____ Task material

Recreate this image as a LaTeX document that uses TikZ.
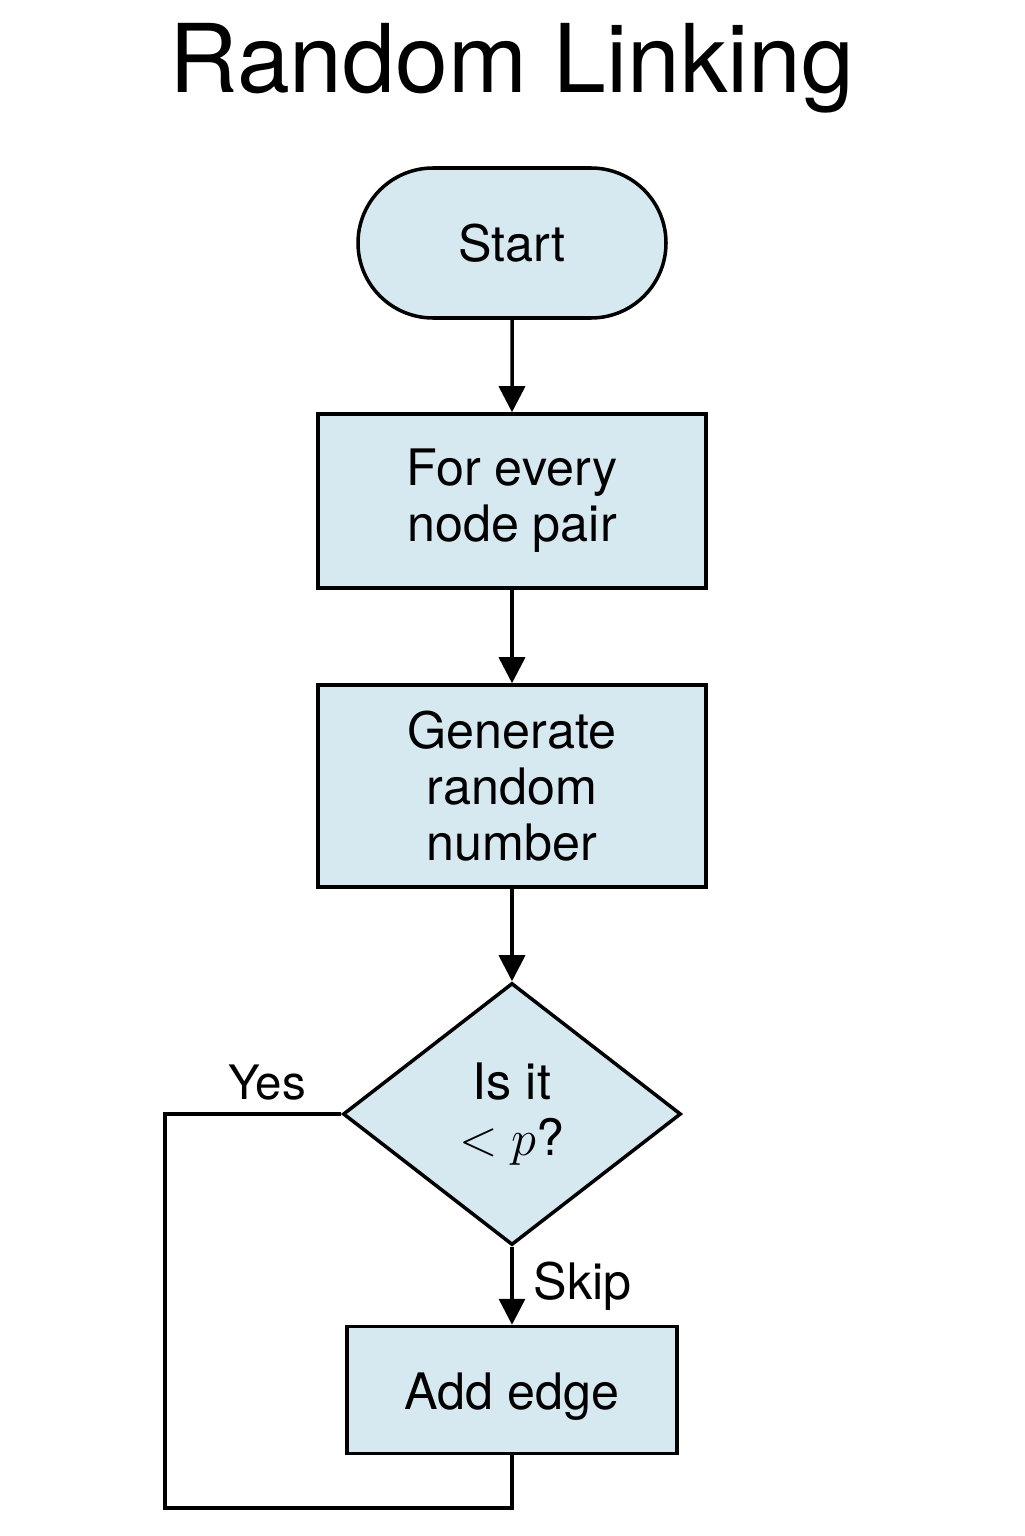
\documentclass[tikz,border=0pt]{standalone}
\usepackage{fontspec}
\setmainfont{TeX Gyre Heros}
\usetikzlibrary{shapes.geometric,shapes.misc,arrows.meta}
\definecolor{boxblue}{RGB}{215,233,240}
\begin{document}
\begin{tikzpicture}[
    line width=1pt,
    every node/.style={font=\fontsize{14.3}{16}\selectfont,align=center},
    block/.style={rectangle,draw,fill=boxblue,inner sep=0pt},
    arr/.style={-{Triangle[length=2.6mm,width=2.6mm]}}
  ]
        \useasboundingbox (0,0) rectangle (10.24,-15.36);
        \draw (5.12,-0.68) node[font=\fontsize{27}{30}\selectfont](title){Random Linking};
        \draw (5.12,-2.43) node[rounded rectangle,draw,fill=boxblue,inner sep=0pt,
          minimum width=3.08cm,minimum height=1.5cm](start){Start};
        \draw (5.12,-5.01) node[block,minimum width=3.88cm,minimum height=1.74cm](loop){For every\\node pair};
        \draw (5.12,-7.86) node[block,minimum width=3.88cm,minimum height=2.02cm](rand){Generate\\random\\number};
        \draw (5.12,-11.14) node[diamond,draw,fill=boxblue,inner sep=0pt,
          minimum width=3.38cm,minimum height=2.62cm](test){Is it\\$<p$?};
        \draw (5.12,-13.9) node[block,minimum width=3.30cm,minimum height=1.27cm,
          text height=0.5cm](add){Add edge};
        \coordinate (turn) at (1.65,-15.08);
        \draw[arr]
          (start) -- (loop);
        \draw[arr]
          (loop) -- (rand);
        \draw[arr]
          (rand) -- (test);
        \draw[arr]
          (test) -- node[right,xshift=0.08cm]{Skip} (add);
        \draw
          (test.west) -- node[above,pos=0.42,font=\fontsize{13.5}{16}\selectfont]{Yes} (test.west -| turn)
          |- (add.south |- turn) -- (add.south)
        ;
      \end{tikzpicture}
\end{document}
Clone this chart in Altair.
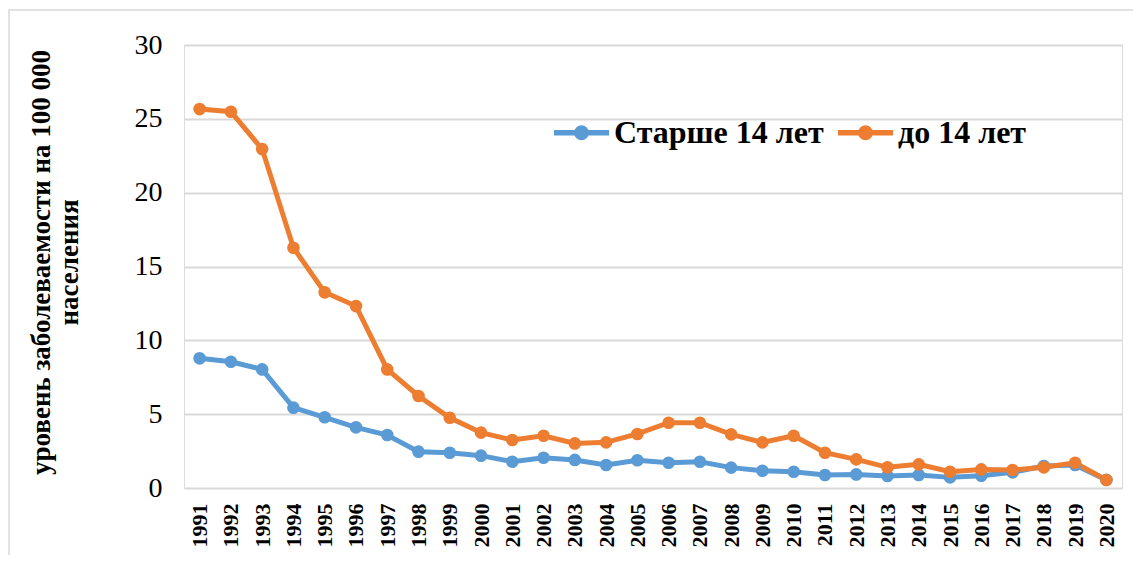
import altair as alt
import pandas as pd

years = [str(y) for y in range(1991, 2021)]
older = [8.78, 8.55, 8.03, 5.44, 4.79, 4.11, 3.59, 2.46, 2.39, 2.19,
         1.78, 2.05, 1.90, 1.56, 1.88, 1.71, 1.78, 1.38, 1.17, 1.10,
         0.88, 0.92, 0.81, 0.88, 0.72, 0.83, 1.06, 1.49, 1.56, 0.55]
younger = [25.66, 25.48, 22.95, 16.27, 13.25, 12.32, 8.03, 6.23, 4.76, 3.75,
           3.25, 3.54, 3.02, 3.09, 3.66, 4.42, 4.42, 3.63, 3.09, 3.54,
           2.39, 1.94, 1.40, 1.60, 1.10, 1.26, 1.22, 1.40, 1.71, 0.54]
series_names = ["Старше 14 лет", "до 14 лет"]
colors = ["#5B9BD5", "#ED7D31"]

rows = []
for name, vals in zip(series_names, [older, younger]):
    for y, v in zip(years, vals):
        rows.append({"year": y, "value": v, "series": name})
df = pd.DataFrame(rows)

FONT = "Liberation Serif"

sym_path = "M-0.17,0 A0.17,0.17 0 1,0 0.17,0 A0.17,0.17 0 1,0 -0.17,0 Z M-1,0 H1"

x_enc = alt.X("year:N", sort=years, title=None,
              scale=alt.Scale(paddingInner=0, paddingOuter=0.5),
              axis=alt.Axis(labelAngle=-90, labelFont=FONT, labelFontSize=22,
                            labelFontWeight="bold", labelColor="#000000",
                            labelPadding=15, domain=False, ticks=False, grid=False))
y_enc = alt.Y("value:Q", title=["уровень заболеваемости на 100 000", "населения"],
              scale=alt.Scale(domain=[0, 30], nice=False, zero=True),
              axis=alt.Axis(values=[0, 5, 10, 15, 20, 25, 30], labelFont=FONT,
                            labelFontSize=28, labelColor="#000000", labelPadding=22,
                            domain=False, ticks=False, grid=True, gridColor="#d9d9d9",
                            gridWidth=2, titleFont=FONT, titleFontSize=27,
                            titleFontWeight="bold", titleColor="#000000",
                            titleAngle=-90, titleAlign="center", titleBaseline="top",
                            titleX=-156, titleY=217, titleLineHeight=28))
color_enc = alt.Color("series:N", sort=series_names,
                      scale=alt.Scale(domain=series_names, range=colors),
                      legend=alt.Legend(title=None, orient="none", direction="horizontal",
                                        legendX=367, legendY=57,
                                        symbolType=sym_path, symbolSize=3025,
                                        symbolStrokeWidth=5.5, labelFont=FONT,
                                        labelFontSize=32, labelFontWeight="bold",
                                        labelColor="#000000", labelOffset=2,
                                        columnPadding=3, labelLimit=400))

frame = alt.Chart(pd.DataFrame({"a": [0]})).mark_rect(
    fill=None, stroke="#d9d9d9", strokeWidth=1.5
).encode(x=alt.value(-175), x2=alt.value(3000), y=alt.value(-35), y2=alt.value(3000))

lines = alt.Chart(df).mark_line(strokeWidth=5).encode(x=x_enc, y=y_enc, color=color_enc)
points = alt.Chart(df).mark_point(filled=True, size=160, opacity=1).encode(
    x=x_enc, y=y_enc, fill=alt.Color("series:N", sort=series_names,
                                     scale=alt.Scale(domain=series_names, range=colors),
                                     legend=None))

chart = alt.layer(frame, lines, points).properties(
    width=938, height=443,
    autosize=alt.AutoSizeParams(type="none"),
    padding={"left": 176, "top": 37, "right": 11, "bottom": 67},
).configure_view(stroke=None).configure(background="#ffffff")

chart.save("out.html", embed_options={"renderer": "svg", "actions": False})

________

Goal of the exercise:
Copy word for word only the lines above from the one with "Clone this chart in Altair." through the one with "0 1,0 0.17,0". Leave pictures out.

Reply to the task:
Clone this chart in Altair.
import altair as alt
import pandas as pd

years = [str(y) for y in range(1991, 2021)]
older = [8.78, 8.55, 8.03, 5.44, 4.79, 4.11, 3.59, 2.46, 2.39, 2.19,
         1.78, 2.05, 1.90, 1.56, 1.88, 1.71, 1.78, 1.38, 1.17, 1.10,
         0.88, 0.92, 0.81, 0.88, 0.72, 0.83, 1.06, 1.49, 1.56, 0.55]
younger = [25.66, 25.48, 22.95, 16.27, 13.25, 12.32, 8.03, 6.23, 4.76, 3.75,
           3.25, 3.54, 3.02, 3.09, 3.66, 4.42, 4.42, 3.63, 3.09, 3.54,
           2.39, 1.94, 1.40, 1.60, 1.10, 1.26, 1.22, 1.40, 1.71, 0.54]
series_names = ["Старше 14 лет", "до 14 лет"]
colors = ["#5B9BD5", "#ED7D31"]

rows = []
for name, vals in zip(series_names, [older, younger]):
    for y, v in zip(years, vals):
        rows.append({"year": y, "value": v, "series": name})
df = pd.DataFrame(rows)

FONT = "Liberation Serif"

sym_path = "M-0.17,0 A0.17,0.17 0 1,0 0.17,0 A0.17,0.17 0 1,0 -0.17,0 Z M-1,0 H1"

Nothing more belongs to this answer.